Do you remember setting foot on Center for the first time?
You might have been a child when you first came, and you fit into the wondrous woodlands as a fish diving straight into water. However hard you might try now; the memory evades you. Or, you might not have been a child, but coming to the Center felt so familiar and home-like that you cannot trace it back to one exact moment or feeling. Or perhaps you are one with the sharpest memory of the time when you turned into the Center, off the highway, and felt something that made the most indelible mark upon your soul. You can still recapture that feeling as clearly as a crystal. Or, you might have been here, and taken to it slightly, “Nice place,” you said, or maybe perhaps, “strange place,” you wondered, and walked back out to your car and drove away into the vastness of the ever-moving world.
Every first-time visitor to the Center gets a full guided tour. The tour lasts anywhere from an hour to an hour and a half. At the start of a tour, every visitor watches a short introductory video that tries its best to do the impossible task of encapsulating an introduction to Meher Baba and the history and purposes of the Center, all in seven minutes. Interspersed with beautiful images of the Center, visitors can see moving images of Meher Baba and a short clip of Elizabeth Patterson describing the retreat.
In the snippet from an interview with Alan Cohen in 1977, Elizabeth says, “It’s a retreat, that is for renewal of the spiritual life. Everyone, at some time in their life, has known the spiritual life. Maybe when they were a small child, maybe later, they’ve had some experience and then it’s faded. And the wonderful part is to renew that contact, you might say, with God. Let God, that still, small voice, speak, and to meet other people, that are also, have come along in other paths that, then heard of Meher Baba, want to come. We’re never for want of people coming. They seem to come from here and there, and, are drawn by His presence.”

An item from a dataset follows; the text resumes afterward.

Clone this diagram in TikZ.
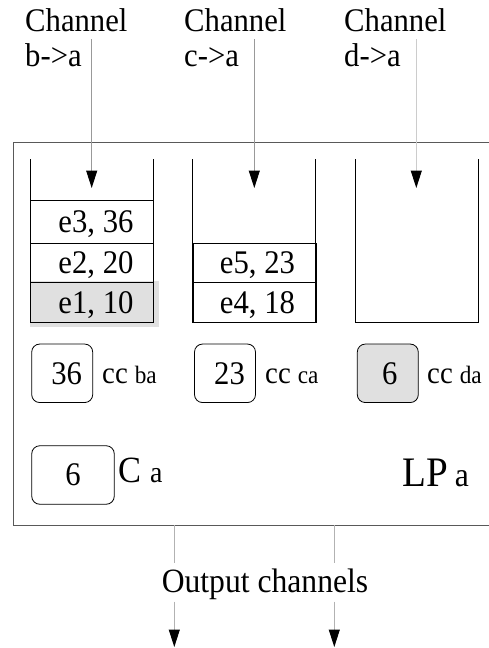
\documentclass[tikz,border=0pt]{standalone}
\usepackage{fontspec}
\setmainfont{Liberation Serif}[FakeStretch=0.93]
\usetikzlibrary{arrows.meta}
\newcommand{\fs}[1]{\fontsize{#1}{#1}\selectfont}
\begin{document}
\begin{tikzpicture}[x=1pt,y=-1pt,
  txt/.style={inner sep=0pt, anchor=base west, font=\fs{33}},
  chline/.style={line width=1pt, draw=black!40},
  tipped/.style={-{Triangle[length=17.5pt,width=11pt,color=black]}},
  queue/.style={line width=0.9pt, draw=black},
  slot/.style={draw=black, line width=0.9pt, minimum width=123pt, inner sep=0pt,
               text depth=0pt, anchor=north west, font=\fs{33}},
  counter/.style={draw=black, rounded corners=8pt, line width=0.8pt,
                  minimum width=61pt, minimum height=58.5pt, inner sep=0pt, font=\fs{33}},
  hl/.style={fill=black!12}
]
\useasboundingbox (0,0) rectangle (489,648);

% logical process frame
\draw[line width=1pt, draw=black!65] (13,142) rectangle (500,525);

% input channel labels
\node[txt] (chb) at (25,31.5) {Channel};
\node[txt] (chb2) at (25,66) {b->a};
\node[txt] (chc) at (184,31.5) {Channel};
\node[txt] (chc2) at (184,66) {c->a};
\node[txt] (chd) at (344,31.5) {Channel};
\node[txt] (chd2) at (344,66) {d->a};

% queue b->a
\fill[black!12] (30,281) rectangle (159,327);
\node[slot, minimum height=42.5pt] (qb3) at (30,200) {\hspace{8pt}e3, 36};
\node[slot, minimum height=39.5pt] (qb2) at (30,242.5) {\hspace{8pt}e2, 20};
\node[slot, minimum height=40pt, hl] (qb1) at (30,282) {\hspace{8pt}e1, 10};
\draw[queue] (30,159) -- (30,322) -- (153,322) -- (153,159);

% queue c->a
\node[slot, minimum height=39.5pt] (qc2) at (192.5,242.5) {\hspace{6pt}e5, 23};
\node[slot, minimum height=40pt] (qc1) at (192.5,282) {\hspace{6pt}e4, 18};
\draw[queue] (192.5,159) -- (192.5,322) -- (315.5,322) -- (315.5,159);

% queue d->a
\draw[queue] (355.5,159) -- (355.5,322) -- (478.5,322) -- (478.5,159);

% incoming channel arrows
\coordinate (inb) at (91.7,39);
\coordinate (inbend) at (91.7,188);
\coordinate (inc) at (254.3,39);
\coordinate (incend) at (254.3,188);
\coordinate (ind) at (416.3,39);
\coordinate (indend) at (416.3,188);
\draw[chline, tipped] (inb) -- (inbend);
\draw[chline, tipped] (inc) -- (incend);
\draw[chline, draw=black!20, tipped] (ind) -- (indend);

% channel clocks
\node[counter] (ccb) at (62.2,373.3) {\hspace{9pt}36};
\node[counter] (ccc) at (225,373.3) {\hspace{9pt}23};
\node[counter, hl] (ccd) at (387.8,373.3) {\hspace{4pt}6};
\node[txt] (lccb) at (102,383.3) {\fs{31}cc\hspace{7pt}\fs{25}ba};
\node[txt] (lccc) at (265,383.3) {\fs{31}cc\hspace{7pt}\fs{25}ca};
\node[txt] (lccd) at (427,383.3) {\fs{31}cc\hspace{7pt}\fs{25}da};

% local clock
\node[counter, minimum width=82.5pt] (ca) at (73,475) {6};
\node[txt] (lca) at (118,482) {\fs{37}C\hspace{9pt}\fs{30}a};

% process name
\node[txt] (lp) at (402,486.7) {\fs{42}LP\hspace{7pt}\fs{34}a};

% output channels
\node[txt, anchor=base] (out) at (265,592) {\fs{34}Output channels};
\coordinate (o1a) at (174.3,525);
\coordinate (o1b) at (174.3,563.3);
\coordinate (o1c) at (174.3,601.7);
\coordinate (o1d) at (174.3,647);
\coordinate (o2a) at (334.3,525);
\coordinate (o2b) at (334.3,563.3);
\coordinate (o2c) at (334.3,601.7);
\coordinate (o2d) at (334.3,647);
\draw[chline, draw=black!30] (o1a) -- (o1b);
\draw[chline, draw=black!30] (o2a) -- (o2b);
\draw[chline, draw=black!30, tipped] (o1c) -- (o1d);
\draw[chline, draw=black!30, tipped] (o2c) -- (o2d);
\end{tikzpicture}
\end{document}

Nothing captures the torch bearing role of a tour guide better than Elizabeth’s words. A tour guide is tasked with the huge responsibility of being the guiding hand for a person who comes to Baba’s home for the very first time, and many a time, this person does not even know who Baba is. This job comes with the balancing act of connecting, greeting warmly and lovingly, while giving information. Guides must be prepared and well versed enough to answer questions about Baba, His life, the Center and the general philosophy that lovers of Baba believe in. But most importantly, this skillful task requires a discernment about when to step back and allow for silence – guide but not blindly, so that the still, small voice of God might speak in the hearts of seekers who have found themselves here.
The enthusiastic group of tour guides met earlier this month to share in companionship while discussing their joint role. This dedicated group of twenty people work unerringly, day after day to give tours. Yes, the Center hosts tours every single day! Again and again, they show up to do this job that is anything but monotonous. Walking into the tour is like doing an improv. You could have a large, devoted family from India, or a tourist who just discovered the Center on the internet, or a mix of both! The possibilities are infinite, just as Baba’s ways are.
During this meeting, apart from discussing the logistics of giving tours and handling challenges that may arise, the group discussed the role of the guides in sharing Baba’s life and message. This is something that the volunteers do so naturally and in complete attunement with their participants that it led to a wonderful discussion. We talked about Baba’s divinity and the different ways that the guides handle the subject and the interesting questions that arise from it.
Baba said many things about His divinity. Once He said, “I was Rama, I was Krishna. I was this One, I was that One, and now I am Meher Baba. In this form of flesh and blood I am the same Ancient One who alone is eternally worshiped and ignored, ever remembered, and forgotten. I am that Ancient One whose past is worshiped and remembered; whose present is ignored and forgotten, and whose future advent is anticipated with great fervor and longing.”*
To discuss His divinity with this group became an act of remembrance. To talk about Him and walk people through His home gives the volunteers the great joy and means to look at the Center with fresh eyes, each time. Just as one of the volunteers said, “While part of my job is to share with them the honor that it is to be on this sacred ground, I cannot miss my own honor in having this opportunity to share Baba and His home.”